Initially – that is, from the moment of our birth – we stare at the world about us. This is an obvious state.
from Latin obvius “that is in the way, presenting itself readily, open, exposed, commonplace,” from obviam (adv.) “in the way,” from ob “in front of, against”
This predominantly absorptive characteristic is later combined with and manifested in an expressive way of looking at the world about us; for example, musically, theatrically, comically, scientifically, naturally, arithmetically, legally, artistically, etc. When a particular manner of regarding the world overtakes us (as it normally does no matter how eclectic we may imagine ourselves to be) we develop what becomes identified as our peculiar perspective of the world. This in turn traditionally translates to what is an algorithmic identity; that is, a step-by-step procedure for solving a problem or accomplishing some end.

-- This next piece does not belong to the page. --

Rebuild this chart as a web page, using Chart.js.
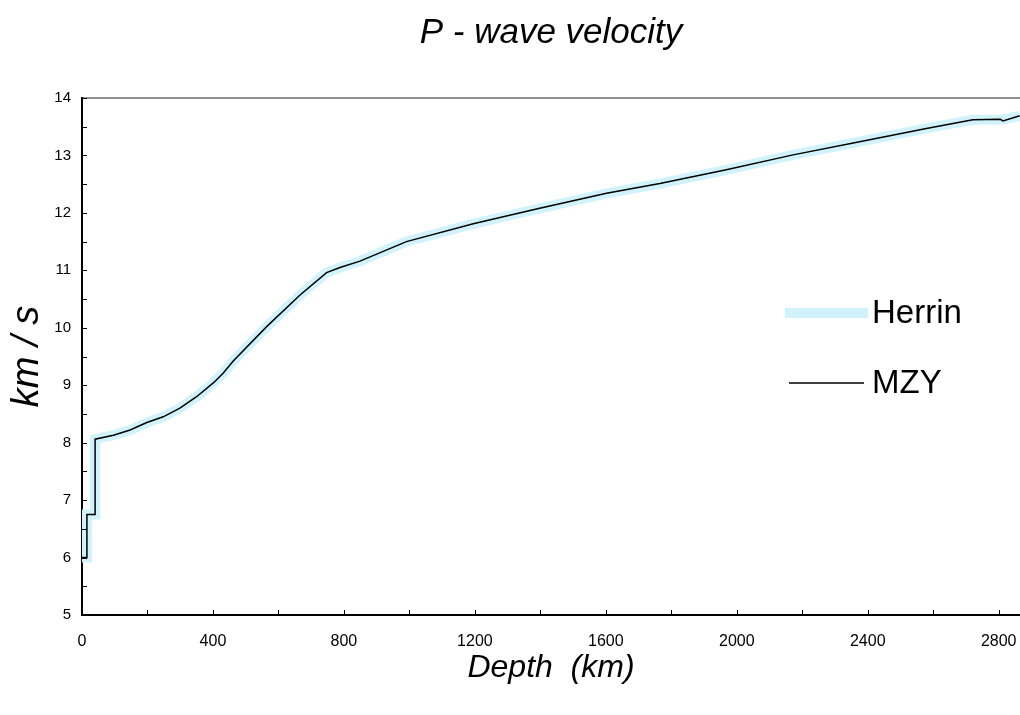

An algorithm is a procedure used for solving a problem or performing a computation. Algorithms act as an exact list of instructions that conduct specified actions step by step in either hardware- or software-based routines.
Common examples include: the recipe for baking a cake, the method we use to solve a long division problem, the process of doing laundry, and the functionality of a search engine are all examples of an algorithm.
Our perspective of life predicts the way we see and do things. Like it or not our internal mechanics resemble a computer.
Algorithmic programming is all about writing a set of rules with a finite number of steps that instruct the computer how to perform a task. A computer program is essentially an algorithm that tells the computer what specific steps to execute, in what specific order, in order to carry out a specific task. Algorithms are written using particular syntax, depending on the programming language being used.
An important variant of algorithms is syntax. Syntax is to methodology what presentation is to food; that is, we’re all looking at the same thing but perhaps from a different angle. Depending upon the syntax we can go from conservative to Bohemian.
Algorithmic thinking, or the ability to define clear steps to solve a problem, is crucial in many different fields, including machine learning and artificial intelligence. Even if we’re not conscious of it, we use algorithms and algorithmic thinking all the time.
What is critical about algorithms is that they predict what transpires from their application. David Hume may object to this thesis as contrary to his own proposition that our knowledge of the world – that is, our perception of the way things happen – is empirical only and that causality of any description is fatuous. Nonetheless algorithms have their own dominion upon our vision of the world.
The Arabic source, al-Ḵwārizmī ‘the man of Ḵwārizm’ (now Khiva), was a name given to the 9th-century mathematician Abū Ja‘far Muhammad ibn Mūsa, author of widely translated works on algebra and arithmetic.
It may injure some to know that much of their internal mechanism is governed metaphorically by mathematical prescription. Personally I have always approved of rigorously precise computation. Indeed often I find my ambition for clarity dissolves to a binary construction only which oddly survives abuse because I as regularly view the world from both vantages. It is perhaps an expression of that legal device noted by the introduction, “On the other hand, even if…”, a clever manipulation of the primary thesis.